Carrefour has launched blockchain information for 20 items including chicken, eggs, raw milk, oranges, pork and cheese, and will add 100 more this year with a focus on areas where consumers want reassurance, like baby and organic products.
"You are building a halo effect - 'If I can trust Carrefour with this chicken, I can also trust Carrefour for their apples or cheese,'" Emmanuel Delerm, Carrefour's blockchain project manager, told Reuters at a conference.
Carrefour is among several leading companies tapping into the growing use of blockchain to track where products come from, as consumers increasingly look to ensure that products meet standards on ethics and general safety.
Carrefour has worked on the blockchain system together with IBM, which is collaborating with a number of retailers, logistics firms and growers on systems to track and secure their global supply chains.
Blockchain, best known as the technology underlying cryptocurrency bitcoin, is a shared record of data kept by a network of individual computers rather than a single party.
Customers can scan a QR barcode on a pomelo grapefruit with their phone and find out the date of harvest, location of cultivation, the owner of the plot, when it was packed, how long it took to transport to Europe and tips on how to prepare it.
"The pomelo sold faster than the year before due to blockchain," Delerm said. "We had a positive impact on the chicken versus the non-blockchain chicken."
The initiative has proved most popular so far in China - where it is already common for shoppers to scan QR codes, followed by Italy and France, with some people spending as long as 90 seconds reading the provenance information.
They are interested in information about the origin of products and how animals are cared for, with one video of a farmer with his chickens proving popular, he said.
"Millennials are buying less but buying better products for their health, for the planet," Delerm said.
There are still challenges to overcome, such tracking fruit and vegetables sold loose that come from different farms, and resistance from farmers to sharing too much information, he added.
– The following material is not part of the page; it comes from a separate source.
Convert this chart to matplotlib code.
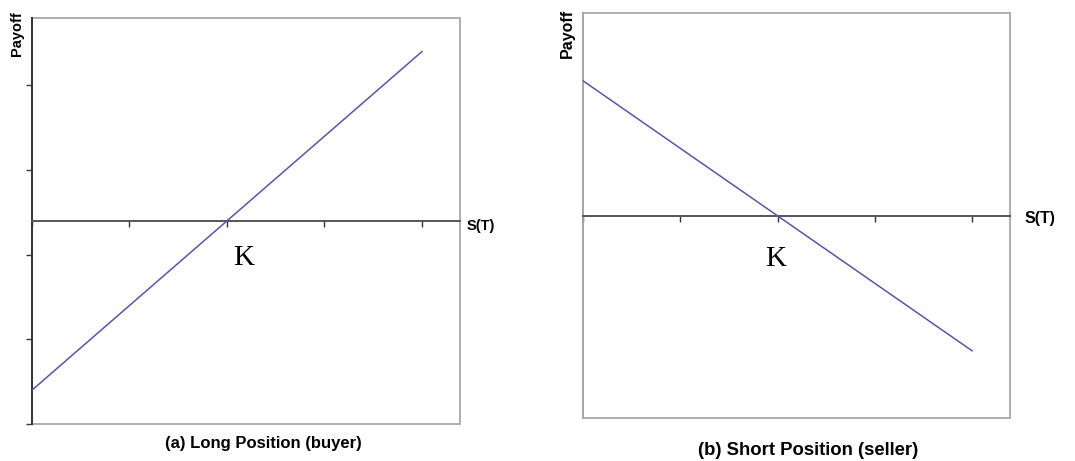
import matplotlib
matplotlib.use("Agg")
import matplotlib.pyplot as plt
from matplotlib.patches import Rectangle

# payoff diagrams for a forward contract, long vs short
strike = 2
spot = [0, 4]
long_payoff = [-2, 2]
short_payoff = [2, -2]
x_ticks = [0, 1, 2, 3, 4]
long_y_ticks = [-2.4, -1.4, -0.4, 0.6, 1.6]

line_col = "#5656a8"
W, H = 1075, 461

plt.rcParams['font.family'] = ['Liberation Sans', 'DejaVu Sans']
fig = plt.figure(figsize=(W / 100, H / 100), dpi=100)


def px_axes(left, top, right, bottom):
    # axes placed by pixel box
    return fig.add_axes([left / W, 1 - bottom / H, (right - left) / W, (bottom - top) / H])


def setup(ax, ylim):
    ax.set_xlim(0, 4.39)
    ax.set_ylim(*ylim)
    ax.spines['bottom'].set_position(('data', 0))
    ax.spines['bottom'].set_color("#555555")
    ax.spines['bottom'].set_linewidth(1.4)
    ax.spines['top'].set_visible(False)
    ax.spines['right'].set_visible(False)
    ax.add_patch(Rectangle((0, 0), 1, 1, transform=ax.transAxes, fill=False,
                           edgecolor="#a8a8a8", linewidth=1.3, clip_on=False, zorder=0))
    ax.set_xticks(x_ticks)
    ax.tick_params(axis='x', direction='out', length=4, width=1, color="#333333",
                   labelbottom=False)


# (a) long position
ax1 = px_axes(32, 17.7, 460, 424)
setup(ax1, (-2.4, 2.4))
ax1.plot(spot, long_payoff, color=line_col, lw=1.1, zorder=3)
ax1.set_yticks(long_y_ticks)
ax1.tick_params(axis='y', direction='out', length=4, width=1, color="#333333", labelleft=False)
ax1.spines['left'].set_color("#333333")
ax1.spines['left'].set_linewidth(1.4)
ax1.annotate("K", xy=(strike, 0), xytext=(17, -37), textcoords='offset pixels',
             ha='center', va='center', fontsize=21, family='Liberation Serif')
ax1.annotate("S(T)", xy=(1, 0), xycoords=('axes fraction', 'data'), xytext=(7, -5),
             textcoords='offset pixels', ha='left', va='center', fontsize=10.5, fontweight='bold')
fig.text(17 / W, 1 - 11 / H, "Payoff", rotation=90, ha='center', va='top',
         fontsize=10.5, fontweight='bold')
fig.text(263 / W, 1 - 443 / H, "(a) Long Position (buyer)", ha='center', va='center',
         fontsize=12, fontweight='bold')

# (b) short position
ax2 = px_axes(583, 13.3, 1010, 418.3)
setup(ax2, (-3, 3))
ax2.plot(spot, short_payoff, color=line_col, lw=1.1, zorder=3)
ax2.set_yticks([])
ax2.spines['left'].set_color("#a8a8a8")
ax2.spines['left'].set_linewidth(1.3)
ax2.annotate("K", xy=(strike, 0), xytext=(-2, -43), textcoords='offset pixels',
             ha='center', va='center', fontsize=21, family='Liberation Serif')
ax2.annotate("S(T)", xy=(1, 0), xycoords=('axes fraction', 'data'), xytext=(15, -3),
             textcoords='offset pixels', ha='left', va='center', fontsize=11.5, fontweight='bold')
fig.text(567 / W, 1 - 9 / H, "Payoff", rotation=90, ha='center', va='top',
         fontsize=11.5, fontweight='bold')
fig.text(808 / W, 1 - 450 / H, "(b) Short Position (seller)", ha='center', va='center',
         fontsize=13.3, fontweight='bold')

fig.savefig("out.png", dpi=100, facecolor='white')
Carrefour wants to add non-food lines in future like clothing, as well as more information, such as how much the farmer gets out of the shelf price. It is also experimenting with ways to identify products that do not rely on a QR code.
While Carrefour is focusing the project on its own brands, it has also worked with Nestle on giving consumers access to blockchain data for its Mousline potato puree, allowing them to see it is only made from French potatoes.